Reputation: 2135
I am trying to find if a string exists across multiple columns. I would like to return a 1 if the string exists and 0 if it doesn't as a new series within the dataframe.
After searching the forums, I understand that str.contains could be used, but i'm searching over 100+ columns therefore it isn't efficient for me to work with individual series at a time.
There are some NAs within the columns if this is relevant.
Example simplified dataframe:
d = {'strings_1': ['AA', 'AB', 'AV'], 'strings_2': ['BB', 'BA', 'AG'],
'strings_1': ['AE', 'AC', 'AI'], 'strings_3': ['AA', 'DD', 'PP'],
'strings_4': ['AV', 'AB', 'BV']}
simple_df = pd.DataFrame(data=d)
If I am interested in finding 'AA' for example, I would like to return the following dataframe.
Example target dataframe:
d = {'strings_1': ['AA', 'AB', 'AV'], 'strings_2': ['BB', 'BA', 'AG'],
'strings_1': ['AE', 'AC', 'AI'], 'strings_3': ['AA', 'DD', 'PP'],
'strings_4': ['AV', 'AB', 'BV'], 'AA_TRUE': [1, 0, 0]}
target_df = pd.DataFrame(data=d)
Many thanks for help.
Upvotes: 9
Views: 8816
Reputation: 862601
If need check mixed values - numeric with strings compare numpy array created by values
, use DataFrame.any
for check at least one True
per row and last cast to int
:
simple_df['new'] = (simple_df.values == 'AA').any(1).astype(int)

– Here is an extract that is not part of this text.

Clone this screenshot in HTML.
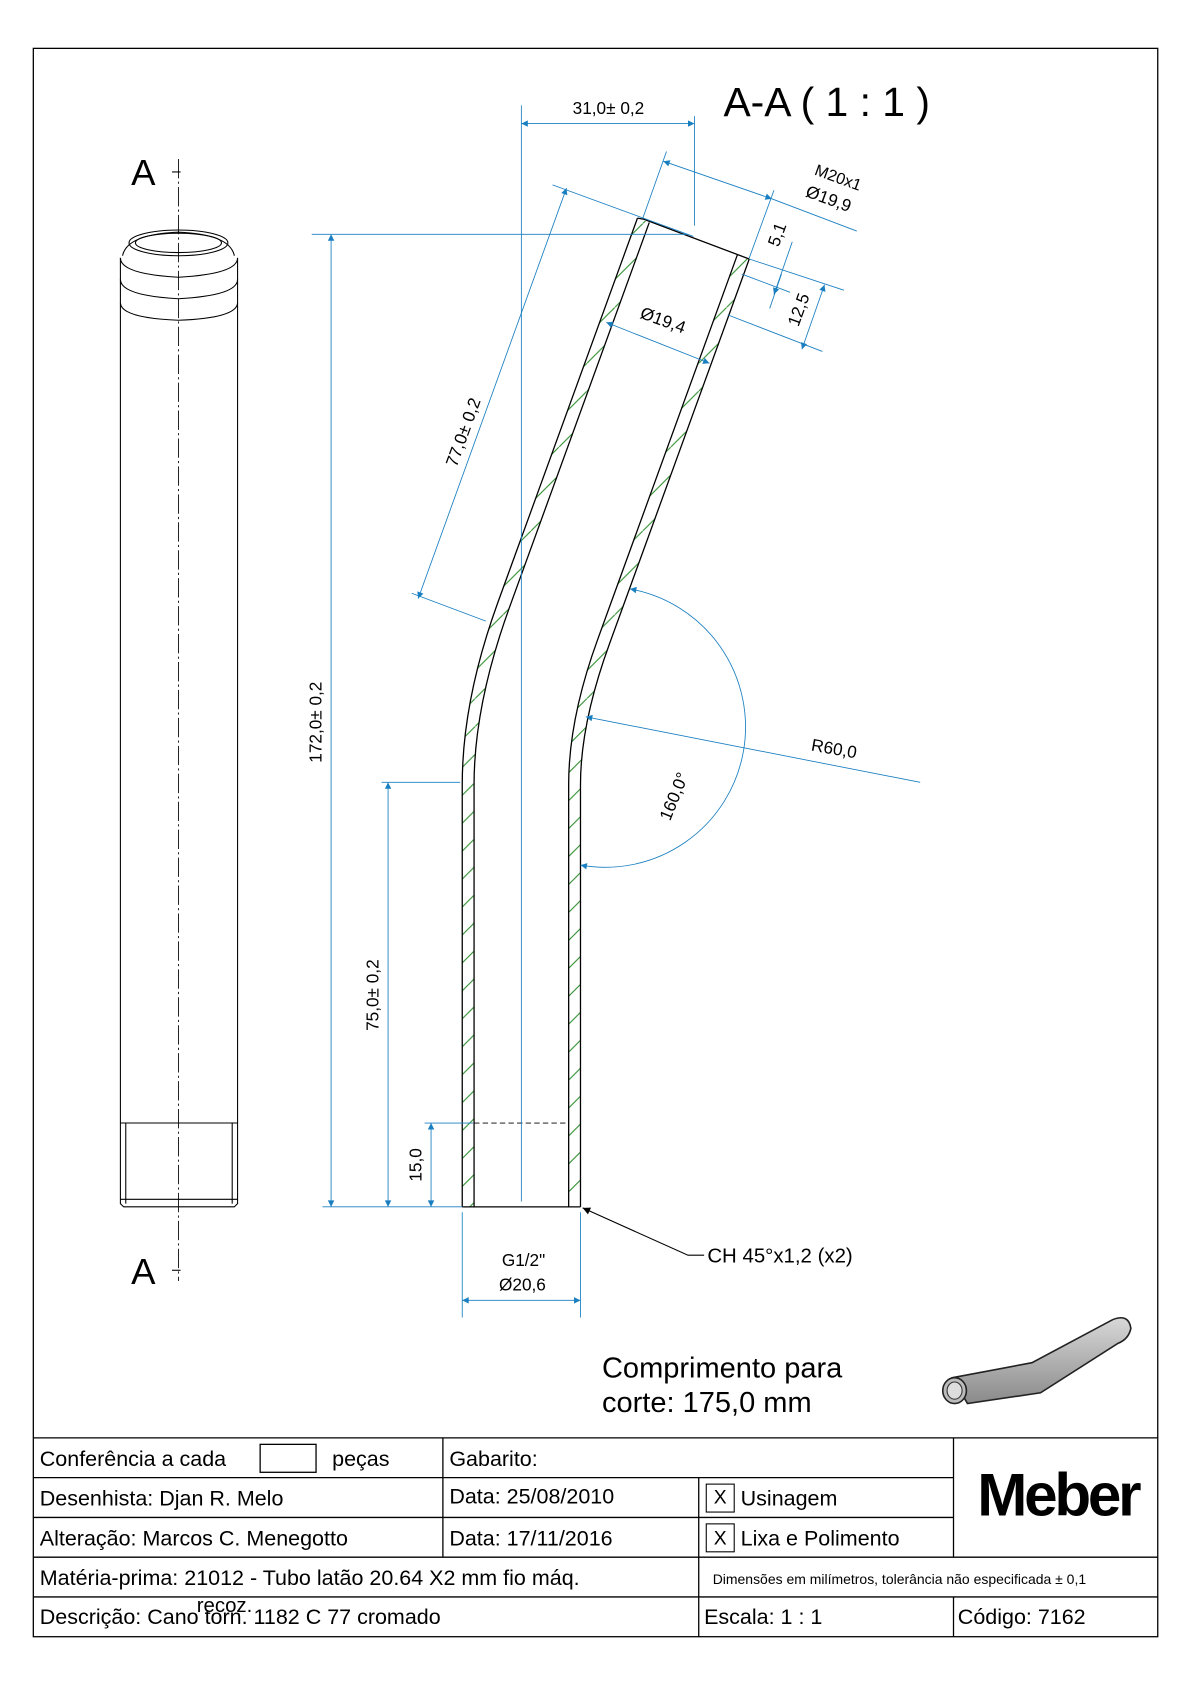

#or cast all values to string before comparing
#simple_df['new'] = (simple_df.astype(str)== 'AA').any(1).astype(int)
print (simple_df)
strings_1 strings_2 strings_3 strings_4 new
0 AE BB AA AV 1
1 AC BA DD AB 0
2 AI AG PP BV 0
Detail:
print ((simple_df.values == 'AA'))
[[False False True False False]
[False False False False False]
[False False False False False]]
print ((simple_df.values == 'AA').any(1))
[ True False False]
If need check substring:
simple_df['new'] = simple_df.applymap(lambda x: 'G' in x).any(1).astype(int)
print (simple_df)
strings_1 strings_2 strings_3 strings_4 new
0 AE BB AA AV 0
1 AC BA DD AB 0
2 AI AG PP BV 1
Upvotes: 13